Perbedaan kultur dalam keluarga sangat berpengaruh dalam hal memberikan bantuan. Ada keluarga yang saling membantu jika keluarga lain dalam kesulitan, ada juga yang enggan membantu kalau tidak diminta secara langsung, atau tidak mau membantu sama sekali karena dianggap harus mandiri atau mampu dalam hal keuangan.

Hal ini harus dimengerti pasangan jika berbeda kulturnya, kalau bisa jauh sebelum menikah atau saat pacaran. Jadi, saat menikah sudah memahami kebiasaan tersebut sehingga tidak menimbulkan cekcok. Paling tidak bisa meminimalisir konflik atau tidak kaget lagi mengenali kebiasaan yang terjadi.

Gali terus apa yang menjadi kebiasaan keluarga pasangan, apa sistem nilai yang dianut, bagaimana konsep tentang kekerabatan, termasuk soal membiayai ipar-iparnya jika ada yang harus ditanggung.

“Apapun bentuknya, sebaiknya hal ini dibicarakan bersama pasangan melalui komunikasi terbuka.
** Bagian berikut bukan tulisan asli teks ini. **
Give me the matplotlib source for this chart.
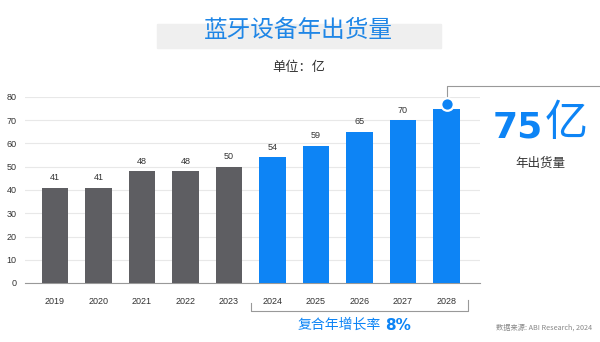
import matplotlib
matplotlib.use("Agg")
import matplotlib.pyplot as plt
import matplotlib.transforms as mtransforms
from matplotlib.patches import Rectangle

plt.rcParams['font.family'] = ['Noto Sans CJK SC', 'DejaVu Sans']

years = ['2019', '2020', '2021', '2022', '2023', '2024', '2025', '2026', '2027', '2028']
shipments = [41, 41, 48, 48, 50, 54, 59, 65, 70, 75]
n_actual = 5  # first five years are actuals, the rest forecast

GRAY = '#5e5e62'
BLUE = '#0d84f5'
DARK = '#333333'
NUM_FONT = 'Liberation Sans'

fig = plt.figure(figsize=(6, 3.42), dpi=100)
ax = fig.add_axes([25 / 600, 1 - 283 / 342, 455 / 600, 186 / 342])

x = list(range(len(years)))
colors = [GRAY] * n_actual + [BLUE] * (len(years) - n_actual)
bars = ax.bar(x, shipments, width=0.62, color=colors, zorder=3)

for xi, v in zip(x, shipments):
    if xi == len(years) - 1:
        continue
    ax.annotate(str(v), (xi, v), xytext=(0, 4), textcoords='offset points',
                ha='center', va='bottom', fontsize=6.5, color=DARK,
                family=NUM_FONT)

ax.set_xlim(-0.69, 9.77)
ax.set_ylim(0, 80)
ax.set_yticks(range(0, 81, 10))
ax.set_xticks(x)
ax.set_xticklabels(years)
ax.tick_params(axis='both', length=0, labelsize=6.5, colors=DARK)
ax.tick_params(axis='x', pad=10)
ax.tick_params(axis='y', pad=6)
for lbl in ax.get_xticklabels() + ax.get_yticklabels():
    lbl.set_family(NUM_FONT)
ax.grid(axis='y', color='#e8e8e8', linewidth=0.8, zorder=0)
for s in ['top', 'right', 'left']:
    ax.spines[s].set_visible(False)
ax.spines['bottom'].set_color('#999999')
ax.spines['bottom'].set_linewidth(0.8)

# callout on the last bar
last = len(years) - 1
ax.plot([last, last, 12.6], [78, 84.7, 84.7], color='#999999', lw=0.8,
        clip_on=False, zorder=2)
dot = mtransforms.offset_copy(ax.transData, fig=fig, x=0, y=5, units='dots')
ax.plot([last], [shipments[last]], 'o', markersize=9, color=BLUE,
        markeredgecolor='white', markeredgewidth=1.6, transform=dot,
        clip_on=False, zorder=5)
fig.text(543 / 600, 1 - 137 / 342, str(shipments[last]), color=BLUE,
         fontsize=26, fontweight='bold', ha='right', va='baseline',
         family='DejaVu Sans')
fig.text(566 / 600, 1 - 124 / 342, '亿', color=BLUE, fontsize=31,
         ha='center', va='center')
fig.text(540 / 600, 1 - 163 / 342, '年出货量', color=DARK, fontsize=9,
         ha='center', va='center')

# title band
fig.patches.append(Rectangle((157 / 600, 1 - 48 / 342), 284 / 600, 24 / 342,
                             transform=fig.transFigure, color='#efefef',
                             zorder=0))
fig.text(298 / 600, 1 - 30 / 342, '蓝牙设备年出货量', color='#1f86e6',
         fontsize=17, ha='center', va='center')
fig.text(299 / 600, 1 - 68 / 342, '单位：亿', color=DARK, fontsize=9.5,
         ha='center', va='center')

# CAGR bracket under the forecast years
bt = mtransforms.blended_transform_factory(ax.transData, fig.transFigure)
by_top = 1 - 300 / 342
by_bot = 1 - 311 / 342
ax.plot([4.5, 4.5, 9.5, 9.5], [1 - 303 / 342, by_bot, by_bot, by_top],
        color='#999999', lw=0.8, transform=bt, clip_on=False)
fig.text(381 / 600, 1 - 325 / 342, '复合年增长率', color=BLUE, fontsize=10,
         ha='right', va='center')
fig.text(385 / 600, 1 - 325 / 342, '8%', color=BLUE, fontsize=11,
         fontweight='bold', ha='left', va='center', family='DejaVu Sans')

fig.text(592 / 600, 1 - 328 / 342, '数据来源: ABI Research, 2024', color='#888888',
         fontsize=5.2, ha='right', va='center')

fig.savefig('out.png', dpi=100)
Diskusi dibutuhkan untuk memutuskan berapa jumlah uang yang perlu diberikan, apakah diberikan langsung tunai atau dalam bentuk cicilan atau diberikan kepada pihak ketiga.”

Baca: Mengambil Hati Keluarga Pasangan

Mengapa ini penting diperhatikan? “Tujuannya tak lain agar uang tersebut tepat sasaran dan tidak dipergunakan untuk hal lainnya. Diskusi dengan pasangan diperlukan untuk menghindari salah paham, perasaan tidak dihargai karena tidak diajak bicara, pikiran negatif pada pasangan, agar tidak merasa dibohongi, dan tentu saja untuk menghindari konflik.” 

Berikan Alasan

Namun, tentu saja tak semua komunikasi berjalan lancar. Ada kasus tertentu dimana pasangan tidak kompromi terlebih dahulu sehingga bantuan diberikan tanpa sepengetahuan pasangan lainnya.

“Bisa jadi hal ini karena pasangan mencari praktisnya saja atau kurang adanya waktu untuk diskusi.”

Bila suatu saat pemberian ini akan diketahui pasangannya dan ia tidak berkenan di hati, tentu akan membuat suasana hubungan mereka tidak nyaman. “Kasus tersebut bisa jadi pengecualian karena situasi tertentu.”

Baca: Kenali 11 Karakter Mertua

Untuk mencegah konflik diharapkan pasangan memberitahukan alasannya, yang penting alasan tersebut dapat masuk akal.

“Akan tetapi, jika konflik tidak dapat dihindari, tidak ada salahnya kedua pasangan duduk bersama dan mencari solusinya. Komitmen yang pernah disepakati bukan harga mati tetapi dapat direvisi terutama ketika menghadapi persoalan dengan situasi yang sifatnya diluar dugaan.”

Konflik suami istri ini diharapkan tidak berlarut-larut dan tidak perlu melibatkan anggota keluarga lain terutama tidak melibatkan anak. “Mereka harus bersikap bijaksana dan melokalisir persoalan hanya untuk mereka berdua.”